Exercise » Tally all lines containing the word "React". Give the number alone.

[Charts and diagrams as code]
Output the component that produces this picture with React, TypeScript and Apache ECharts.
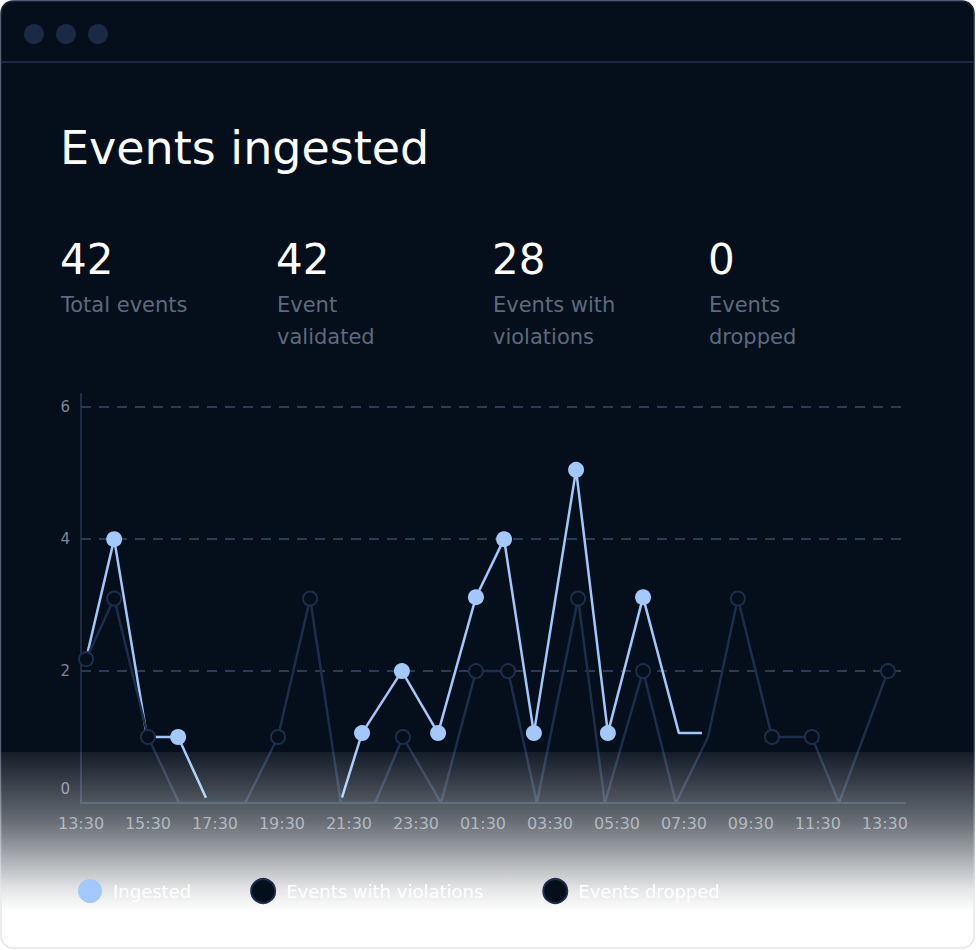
import React, { useEffect, useRef } from 'react';
import * as echarts from 'echarts';

// ---------- data ----------
const xTickLabels = ['13:30', '15:30', '17:30', '19:30', '21:30', '23:30', '01:30', '03:30', '05:30', '07:30', '09:30', '11:30', '13:30'];
const yTickValues = [2, 4, 6];

// hours since 13:30
const ingestedHours = [0.15, 0.99, 1.97, 2.9, 3.73, 5.5, 7.79, 8.39, 9.58, 10.66, 11.79, 12.63, 13.52, 14.78, 15.73, 16.78, 17.85, 18.54];
const ingestedValues: (number | null)[] = [2.18, 4, 1, 1, 0.08, null, 0.08, 1.06, 2, 1.06, 3.12, 4, 1.06, 5.05, 1.06, 3.12, 1.06, 1.06];
const ingestedMarked = [false, true, false, true, false, false, false, true, true, true, true, true, true, true, true, true, false, false];

const violationsHours = [0.15, 0.99, 2.0, 2.93, 4.9, 5.88, 6.84, 7.76, 8.78, 9.61, 10.75, 11.79, 12.75, 13.61, 14.84, 15.64, 16.78, 17.76, 18.72, 19.61, 20.63, 21.82, 22.63, 24.09];
const violationsValues = [2.18, 3.1, 1, 0, 0, 1, 3.1, 0, 0, 1, 0, 2, 2, 0, 3.1, 0, 2, 0, 1, 3.1, 1, 1, 0, 2];
const violationsMarked = [true, true, true, false, false, true, true, false, false, true, false, true, true, false, true, false, true, false, false, true, true, true, false, true];

const droppedHours = [0.15, 24.09];
const droppedValues = [0, 0];

const statValues = ['42', '42', '28', '0'];
const statLabels = ['Total events', 'Event\nvalidated', 'Events with\nviolations', 'Events\ndropped'];
const seriesNames = ['Ingested', 'Events with violations', 'Events dropped'];

const FONT = '"DejaVu Sans", Inter, sans-serif';
const BG = '#050e1b';
const BORDER = '#1b2a42';
const LIGHT = '#a3c8fb';
const DARK_LINE = '#1c2e4a';

export default function App() {
  const ref = useRef<HTMLDivElement>(null);

  useEffect(() => {
    document.body.style.margin = '0';
    const chart = echarts.init(ref.current!, null, { renderer: 'svg' });

    const ingestedData = ingestedHours.map((h, i) => {
      const v = ingestedValues[i];
      return {
        value: [h, v === null ? '-' : v],
        symbol: ingestedMarked[i] ? 'circle' : 'none',
      };
    });
    const violationsData = violationsHours.map((h, i) => ({
      value: [h, violationsValues[i]],
      symbol: violationsMarked[i] ? 'circle' : 'none',
    }));
    const droppedData = droppedHours.map((h, i) => ({ value: [h, droppedValues[i]], symbol: 'none' }));

    const graphics: any[] = [
      {
        type: 'rect',
        z: -10,
        shape: { x: 1, y: 1, width: 973, height: 947, r: 12 },
        style: { fill: BG },
        silent: true,
      },
      {
        type: 'line',
        z: -9,
        shape: { x1: 1, y1: 62, x2: 974, y2: 62 },
        style: { stroke: BORDER, lineWidth: 2 },
        silent: true,
      },
      ...[34, 66, 98].map((cx) => ({
        type: 'circle',
        z: -9,
        shape: { cx, cy: 34, r: 10 },
        style: { fill: '#1a2a44' },
        silent: true,
      })),
      {
        type: 'text',
        z: 10,
        x: 60,
        y: 148,
        style: {
          text: 'Events ingested',
          fill: '#ffffff',
          fontSize: 46,
          fontFamily: FONT,
          fontWeight: 400,
          align: 'left',
          verticalAlign: 'middle',
        },
      },
      ...statValues.map((t, i) => ({
        type: 'text',
        z: 10,
        x: 60 + i * 216,
        y: 259,
        style: {
          text: t,
          fill: '#ffffff',
          fontSize: 42,
          fontFamily: FONT,
          fontWeight: 400,
          align: 'left',
          verticalAlign: 'middle',
        },
      })),
      ...statLabels.map((t, i) => ({
        type: 'text',
        z: 10,
        x: 61 + i * 216,
        y: 288.5,
        style: {
          text: t,
          fill: '#5d6a7d',
          fontSize: 21,
          lineHeight: 32,
          fontFamily: FONT,
          fontWeight: 400,
          align: 'left',
          verticalAlign: 'top',
        },
      })),
      {
        type: 'rect',
        z: 100,
        shape: { x: 0, y: 752, width: 976, height: 198 },
        style: {
          fill: new echarts.graphic.LinearGradient(0, 0, 0, 1, [
            { offset: 0, color: 'rgba(255,255,255,0.06)' },
            { offset: 0.14, color: 'rgba(255,255,255,0.19)' },
            { offset: 0.354, color: 'rgba(255,255,255,0.4)' },
            { offset: 0.495, color: 'rgba(255,255,255,0.6)' },
            { offset: 0.596, color: 'rgba(255,255,255,0.75)' },
            { offset: 0.697, color: 'rgba(255,255,255,0.9)' },
            { offset: 0.773, color: 'rgba(255,255,255,0.97)' },
            { offset: 0.8, color: 'rgba(255,255,255,1)' },
            { offset: 1, color: 'rgba(255,255,255,1)' },
          ]),
        },
        silent: true,
      },
      {
        type: 'rect',
        z: 101,
        shape: { x: 1, y: 1, width: 973, height: 947, r: 12 },
        style: {
          fill: 'none',
          lineWidth: 1.5,
          stroke: new echarts.graphic.LinearGradient(0, 0, 0, 1, [
            { offset: 0, color: BORDER },
            { offset: 0.79, color: BORDER },
            { offset: 0.94, color: '#e4e6e9' },
            { offset: 1, color: '#e4e6e9' },
          ]),
        },
        silent: true,
      },
    ];

    chart.setOption({
      animation: false,
      backgroundColor: 'transparent',
      textStyle: { fontFamily: FONT },
      graphic: graphics,
      grid: { left: 81, right: 71, top: 394, bottom: 147 },
      legend: {
        z: 200,
        left: 73,
        top: 873,
        icon: 'circle',
        itemWidth: 24,
        itemHeight: 24,
        itemGap: 59,
        data: seriesNames,
        textStyle: { color: '#ffffff', fontSize: 18, fontFamily: FONT, padding: [0, 0, 0, 6] },
      },
      xAxis: {
        type: 'value',
        min: 0,
        max: 24.6,
        interval: 2,
        axisLine: { show: true, lineStyle: { color: '#1e2d45', width: 2 } },
        axisTick: { show: false },
        splitLine: { show: false },
        axisLabel: {
          color: '#7d8796',
          fontSize: 16,
          fontFamily: FONT,
          margin: 12,
          showMaxLabel: false,
          formatter: (v: number) => {
            const idx = v / 2;
            return Number.isInteger(idx) && idx < xTickLabels.length ? xTickLabels[idx] : '';
          },
        },
      },
      yAxis: {
        type: 'value',
        min: 0,
        max: 6.2,
        interval: 2,
        axisLine: { show: true, lineStyle: { color: '#1e2d45', width: 2 } },
        axisTick: { show: false },
        splitLine: { show: false },
        axisLabel: {
          color: '#7d8796',
          fontSize: 15,
          fontFamily: FONT,
          margin: 11,
          formatter: (v: number) => {
            if (v === 0) return '{z|0}';
            return yTickValues.includes(v) ? String(v) : '';
          },
          rich: {
            z: { color: '#7d8796', fontSize: 15, fontFamily: FONT, padding: [0, 0, 28, 0] },
          },
        },
      },
      series: [
        {
          name: 'Events dropped',
          type: 'line',
          z: 2,
          data: droppedData,
          showSymbol: false,
          lineStyle: { color: DARK_LINE, width: 2 },
          itemStyle: { color: BG, borderColor: DARK_LINE, borderWidth: 2 },
          markLine: {
            z: 1,
            silent: true,
            symbol: ['none', 'none'],
            label: { show: false },
            lineStyle: { color: '#2a3b57', width: 2, type: [10, 8] },
            data: yTickValues.map((v) => ({ yAxis: v })),
          },
        },
        {
          name: 'Ingested',
          type: 'line',
          z: 3,
          data: ingestedData,
          showAllSymbol: true,
          symbolSize: 16,
          connectNulls: false,
          lineStyle: { color: LIGHT, width: 2.5 },
          itemStyle: { color: LIGHT },
        },
        {
          name: 'Events with violations',
          type: 'line',
          z: 4,
          data: violationsData,
          showAllSymbol: true,
          symbolSize: 14,
          lineStyle: { color: DARK_LINE, width: 2.5 },
          itemStyle: { color: BG, borderColor: DARK_LINE, borderWidth: 2 },
        },
      ],
    });

    return () => chart.dispose();
  }, []);

  return <div ref={ref} style={{ width: 976, height: 950 }} />;
}
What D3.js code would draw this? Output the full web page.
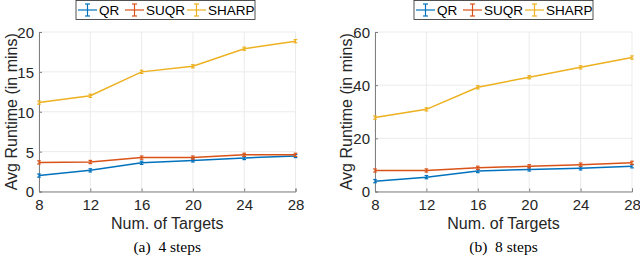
<!DOCTYPE html>
<html>
<head>
<meta charset="utf-8">
<script src="https://cdn.jsdelivr.net/npm/d3@7"></script>
<style>
  body { margin: 0; background: white; }
  svg { display: block; }
</style>
</head>
<body>
<svg width="640" height="261"></svg>
<script>
// data
var targets = [8, 12, 16, 20, 24, 28];
var seriesNames = ["QR", "SUQR", "SHARP"];
var colors = ["#0072BD", "#D95319", "#EDB120"];

// (a) 4 steps
var qr4    = [2.0, 2.65, 3.6, 3.9, 4.2, 4.45];
var suqr4  = [3.65, 3.7, 4.25, 4.25, 4.6, 4.6];
var sharp4 = [11.15, 12.0, 15.0, 15.7, 17.9, 18.85];
var yTicks4 = [0, 5, 10, 15, 20];

// (b) 8 steps
var qr8    = [3.9, 5.4, 7.7, 8.3, 8.7, 9.5];
var suqr8  = [7.9, 7.9, 8.9, 9.5, 10.1, 10.8];
var sharp8 = [27.8, 30.9, 39.2, 43.0, 46.7, 50.4];
var yTicks8 = [0, 20, 40, 60];

var panels = [
  { x0: 39, x1: 295.5, yMax: 20, ticks: yTicks4, series: [qr4, suqr4, sharp4],
    caption: "(a)  4 steps", legendX: 76, ylabX: 11 },
  { x0: 375, x1: 632, yMax: 60, ticks: yTicks8, series: [qr8, suqr8, sharp8],
    caption: "(b)  8 steps", legendX: 414, ylabX: 346 }
];

var svg = d3.select("svg");
var yTop = 32, yBottom = 191.5;
var font = "'Liberation Sans', Arial, sans-serif";

panels.forEach(function(p) {
  var x = d3.scaleLinear().domain([8, 28]).range([p.x0, p.x1]);
  var y = d3.scaleLinear().domain([0, p.yMax]).range([yBottom, yTop]);
  var g = svg.append("g");

  // grid
  g.selectAll("line.gx").data(targets).enter().append("line")
    .attr("x1", function(d) { return x(d); }).attr("x2", function(d) { return x(d); })
    .attr("y1", yTop).attr("y2", yBottom)
    .attr("stroke", "#ebebeb").attr("stroke-width", 1);
  g.selectAll("line.gy").data(p.ticks).enter().append("line")
    .attr("x1", p.x0).attr("x2", p.x1)
    .attr("y1", function(d) { return y(d); }).attr("y2", function(d) { return y(d); })
    .attr("stroke", "#ebebeb").attr("stroke-width", 1);

  // axes
  var xAxis = g.append("g").attr("transform", "translate(0," + yBottom + ")")
    .call(d3.axisBottom(x).tickValues(targets).tickSize(-3));
  var yAxis = g.append("g").attr("transform", "translate(" + p.x0 + ",0)")
    .call(d3.axisLeft(y).tickValues(p.ticks).tickSize(-3).tickPadding(5));
  [xAxis, yAxis].forEach(function(a) {
    a.select(".domain").attr("stroke", "#808080");
    a.selectAll(".tick line").attr("stroke", "#808080");
    a.selectAll("text").attr("fill", "#262626").style("font-family", font).style("font-size", "15px");
  });
  yAxis.selectAll("text").attr("dy", "0.36em");
  xAxis.selectAll("text").attr("y", 18.5).attr("dy", 0);

  // lines with error bars
  p.series.forEach(function(vals, i) {
    var pts = targets.map(function(t, k) { return [t, vals[k]]; });
    g.append("path").datum(pts)
      .attr("fill", "none").attr("stroke", colors[i]).attr("stroke-width", 1.5)
      .attr("d", d3.line().x(function(d) { return x(d[0]); }).y(function(d) { return y(d[1]); }));
    var eb = g.selectAll(null).data(pts).enter().append("g")
      .attr("transform", function(d) { return "translate(" + x(d[0]) + "," + y(d[1]) + ")"; });
    eb.append("line").attr("y1", -1.6).attr("y2", 1.6).attr("stroke", colors[i]).attr("stroke-width", 1.2);
    eb.append("line").attr("x1", -1.8).attr("x2", 1.8).attr("y1", -1.6).attr("y2", -1.6).attr("stroke", colors[i]).attr("stroke-width", 1.2);
    eb.append("line").attr("x1", -1.8).attr("x2", 1.8).attr("y1", 1.6).attr("y2", 1.6).attr("stroke", colors[i]).attr("stroke-width", 1.2);
  });

  // labels
  g.append("text").attr("x", (p.x0 + p.x1) / 2).attr("y", 229)
    .attr("text-anchor", "middle").attr("fill", "#262626")
    .style("font-family", font).style("font-size", "16px").text("Num. of Targets");
  g.append("text").attr("transform", "translate(" + p.ylabX + "," + ((yTop + yBottom) / 2) + ") rotate(-90)")
    .attr("text-anchor", "middle").attr("dy", "0.35em").attr("fill", "#262626")
    .style("font-family", font).style("font-size", "16px").text("Avg Runtime (in mins)");
  g.append("text").attr("x", (p.x0 + p.x1) / 2).attr("y", 252)
    .attr("text-anchor", "middle").attr("fill", "#000")
    .style("font-family", "'Liberation Serif', 'Times New Roman', serif").style("font-size", "15.5px")
    .style("white-space", "pre").text(p.caption);

  // legend
  var lg = g.append("g").attr("transform", "translate(" + p.legendX + ",0.5)");
  lg.append("rect").attr("width", 179).attr("height", 19)
    .attr("fill", "white").attr("stroke", "#262626").attr("stroke-width", 0.8);
  var offs = [2, 49, 111];
  seriesNames.forEach(function(n, i) {
    var it = lg.append("g").attr("transform", "translate(" + offs[i] + ",9.5)");
    it.append("line").attr("x1", 0).attr("x2", 19).attr("stroke", colors[i]).attr("stroke-width", 1.2);
    it.append("line").attr("x1", 9.5).attr("x2", 9.5).attr("y1", -6).attr("y2", 6).attr("stroke", colors[i]).attr("stroke-width", 1.2);
    it.append("line").attr("x1", 7).attr("x2", 12).attr("y1", -6).attr("y2", -6).attr("stroke", colors[i]).attr("stroke-width", 1.2);
    it.append("line").attr("x1", 7).attr("x2", 12).attr("y1", 6).attr("y2", 6).attr("stroke", colors[i]).attr("stroke-width", 1.2);
    it.append("text").attr("x", 21).attr("dy", "0.36em").attr("fill", "#000")
      .style("font-family", font).style("font-size", "13.5px").text(n);
  });
});
</script>
</body>
</html>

Response » 2